Geralmente pensa-se em segurança quando acontecem casos pontuais como este estupro no campus. É importante nos conscientizarmos que as reações não devem ser pontuais, que as coisas acontecem todos os dias, violências de todo tipo, por isso há que haver uma reflexão permanente e proposições factíveis! Portanto, sugiro que levantemos uma bandeira aqui na UFSC: uma política de segurança voltada a proteção das pessoas e não somente dos materiais e bens patrimoniaisd+ mais iluminação nos caminhos, trilhas, pontos de ônibus no Campus da UFSC e treinamento para os vigilantes ficarem mais atentos para as pessoas que transitam pelo Campus, principalmente no período noturno!

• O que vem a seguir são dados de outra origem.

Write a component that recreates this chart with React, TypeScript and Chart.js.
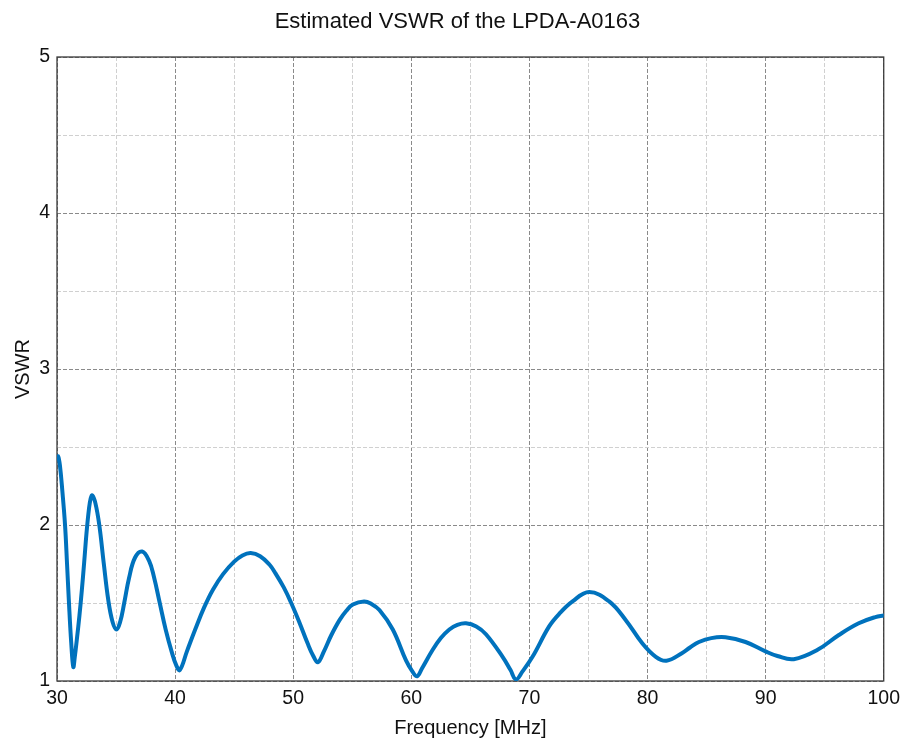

Infelizmente este estupro não é um caso isolado. Sobre as mulheres paira sempre a ameaça da violência masculina. Sem mudanças radicais na cultura e na subjetividade humana quanto as relações de gênero não corrigiremos nunca esta dramática situação que torna as mulheres objetos do ataque masculino. Uma universidade é lugar onde se forjam novas tecnologias e novos padrões de sociabilidade. Cabe iniciar uma campanha permanente contra o sexismo e a violência nas relações entre homens e muheres, de forma a desconstruir as representações estereotipadas que alimentam o predador comportamento masculino e impedem as mulheres caminharem livremente a qualquer hora e de qualquer jeito pelos trajetos que traçarem.